Starting as a duo of songwriter Dan Green and bassist Rick Omonte, New Haven’s Mountain Movers has since settled into a four-piece with the addition of drummer Ross Menze and guitarist Kryssi Battalene. With these two now essential members, the Movers’ sound has grown from a mossy folk with breathy tendrils to a full-on psych with a komische-friendly spine, poached tones from the Japanese fuzzed-out greats, and a stench of that Swedish psych spirit.

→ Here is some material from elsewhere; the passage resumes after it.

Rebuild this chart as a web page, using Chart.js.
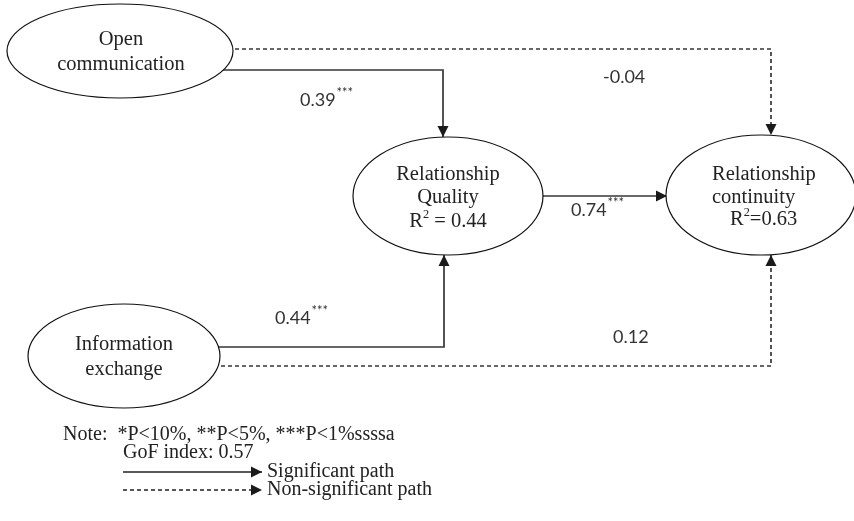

Their seventh long player, Pink Skies, continues their seismic variant of psych, widens their scope, and calibrates their definition. Battalene’s guitar playing sticks out as a force. Easily labeled as explosive or vicious, or some other term that might suggest she’s an actual arsonist, and rightfully so, Battalene waxes the particulates too whether it’s tilting the wah-wah pedal slightly to provide a filter for the band to funnel into, or a well-timed, near silent shift into a different shade of distortion. Omonte, Menze, and Green’s contributions make the Movers’ sound colossal, their play most often moving in tandem in their own type of lockstep. Omonte’s bass wiggles in a pocket just as easily as it swivels out into the upper registers, Menze’s drumming is loose yet firm, and Dan Green’s guitar provides a deliberate push similar to those coursing through a Lungfish song while his vocals feel omnipresent.

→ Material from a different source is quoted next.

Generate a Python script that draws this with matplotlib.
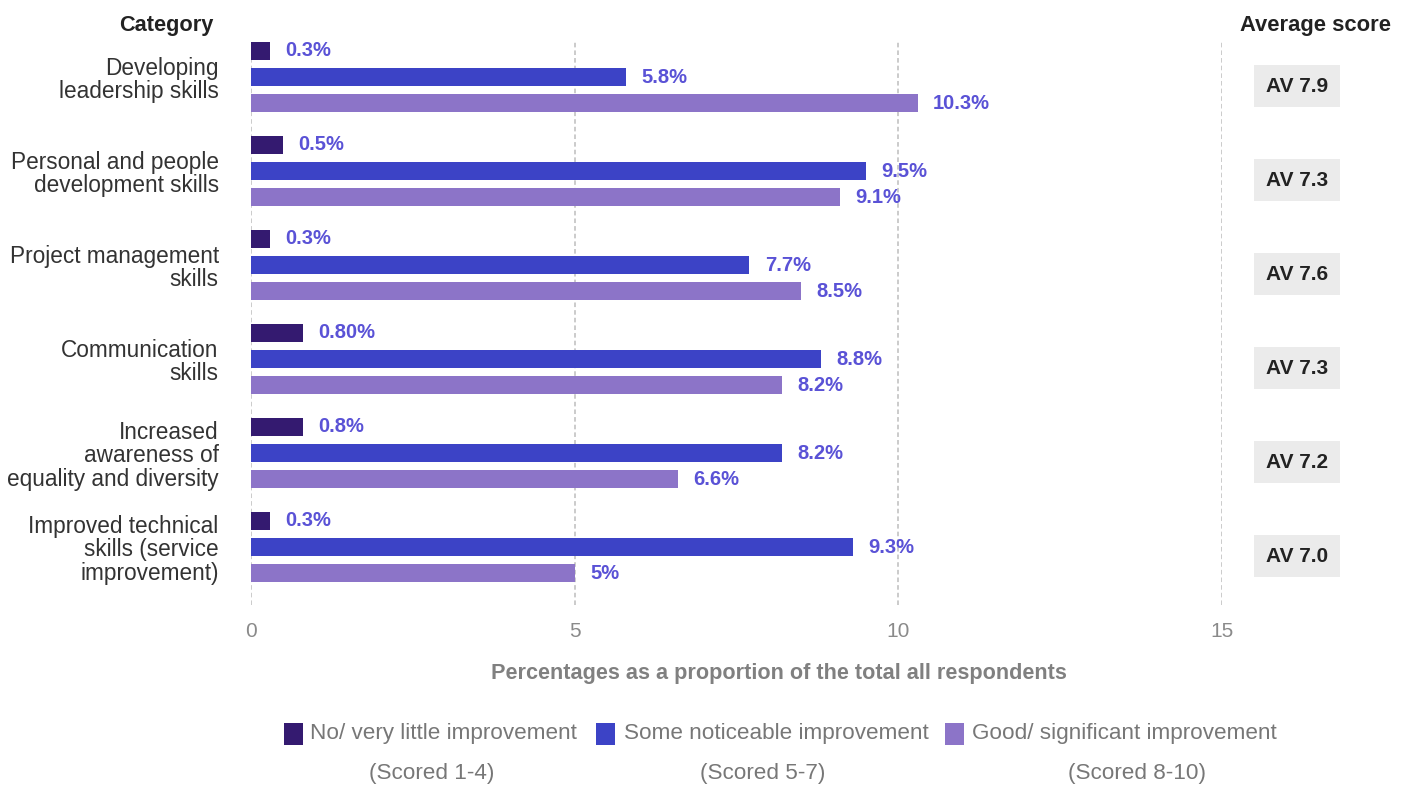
import matplotlib.pyplot as plt
from matplotlib.patches import Rectangle
import matplotlib.transforms as mtransforms

plt.rcParams['font.family'] = ['Liberation Sans', 'DejaVu Sans']

categories = [
    "Developing\nleadership skills",
    "Personal and people\ndevelopment skills",
    "Project management\nskills",
    "Communication\nskills",
    "Increased\nawareness of\nequality and diversity",
    "Improved technical\nskills (service\nimprovement)",
]
little = [0.3, 0.5, 0.3, 0.8, 0.8, 0.3]
some = [5.8, 9.5, 7.7, 8.8, 8.2, 9.3]
good = [10.3, 9.1, 8.5, 8.2, 6.6, 5.0]
little_lbl = ["0.3%", "0.5%", "0.3%", "0.80%", "0.8%", "0.3%"]
some_lbl = ["5.8%", "9.5%", "7.7%", "8.8%", "8.2%", "9.3%"]
good_lbl = ["10.3%", "9.1%", "8.5%", "8.2%", "6.6%", "5%"]
averages = ["AV 7.9", "AV 7.3", "AV 7.6", "AV 7.3", "AV 7.2", "AV 7.0"]
series_names = ["No/ very little improvement", "Some noticeable improvement",
                "Good/ significant improvement"]
series_notes = ["(Scored 1-4)", "(Scored 5-7)", "(Scored 8-10)"]
colors = ["#341a70", "#3c43c6", "#8c74c8"]
label_color = "#5a52d6"

fig = plt.figure(figsize=(14.1, 7.85), dpi=100)
ax = fig.add_axes([251 / 1410, 1 - 605 / 785, 971 / 1410, 565 / 785])

offset = 0.277
height = 0.19
ypos = list(range(len(categories)))
for k, (vals, lbls) in enumerate([(little, little_lbl), (some, some_lbl), (good, good_lbl)]):
    ys = [y + (k - 1) * offset for y in ypos]
    bars = ax.barh(ys, vals, height=height, color=colors[k], zorder=3)
    for b, lbl in zip(bars, lbls):
        ax.annotate(lbl, (b.get_width(), b.get_y() + b.get_height() / 2),
                    xytext=(11, 0), textcoords="offset points",
                    ha="left", va="center", fontsize=14.5, fontweight="bold",
                    color=label_color)

ax.set_xlim(0, 15)
ax.set_ylim(5.617, -0.394)
for x in [0, 5, 10, 15]:
    ax.axvline(x, color="#bdbdbd", lw=1.1, ls=(0, (3, 2)), zorder=1)
for s in ax.spines.values():
    s.set_visible(False)
ax.set_xticks([0, 5, 10, 15])
ax.tick_params(axis="x", length=0, pad=12, labelsize=15, labelcolor="#8a8a8a")
ax.set_yticks([])

# category names on the left
for y, name in zip(ypos, categories):
    ax.text(-0.5, y + 0.03, name, ha="right", va="center", fontsize=16.3,
            color="#333333", linespacing=1.02)

# average score boxes on the right
trans = mtransforms.blended_transform_factory(fig.transFigure, ax.transData)
for y, av in zip(ypos, averages):
    ax.text(1297 / 1410, y + 0.1, av, transform=trans, ha="center", va="center",
            fontsize=15, fontweight="bold", color="#222222", clip_on=False,
            bbox=dict(boxstyle="square,pad=0.55", facecolor="#ebebeb", edgecolor="none"))

fig.text(166 / 1410, 1 - 25 / 785, "Category", ha="center", va="center",
         fontsize=15.7, fontweight="bold", color="#222222")
fig.text(1315 / 1410, 1 - 25 / 785, "Average score", ha="center", va="center",
         fontsize=15.8, fontweight="bold", color="#222222")
fig.text(779 / 1410, 1 - 673 / 785,
         "Percentages as a proportion of the total all respondents",
         ha="center", va="center", fontsize=15.6, fontweight="bold", color="#808080")

# legend
sq_x = [284, 596, 945]
txt_x = [310, 624, 972]
note_x = [432, 763, 1137]
for k in range(3):
    fig.add_artist(Rectangle((sq_x[k] / 1410, 1 - 745 / 785), 19 / 1410, 22 / 785,
                             transform=fig.transFigure, facecolor=colors[k],
                             edgecolor="none"))
    fig.text(txt_x[k] / 1410, 1 - 734 / 785, series_names[k], ha="left",
             va="center", fontsize=16.2, color="#777777")
    fig.text(note_x[k] / 1410, 1 - 773 / 785, series_notes[k], ha="center",
             va="center", fontsize=16.2, color="#777777")

fig.savefig("out.png", dpi=100)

Forays into psychedelic terrain can be overwrought, mainly drenched with attempts to explore the depths that in turn end up being tried, tested, and nothing special. Over their past few outings, the Movers have created songs that flesh out a space with a multitude of turns and slopes. On Pink Skies, they sustain a large sound that moves nimbly, reacting to the smallest gestures, and it creates a wide atmosphere that takes over by seeping in from the periphery.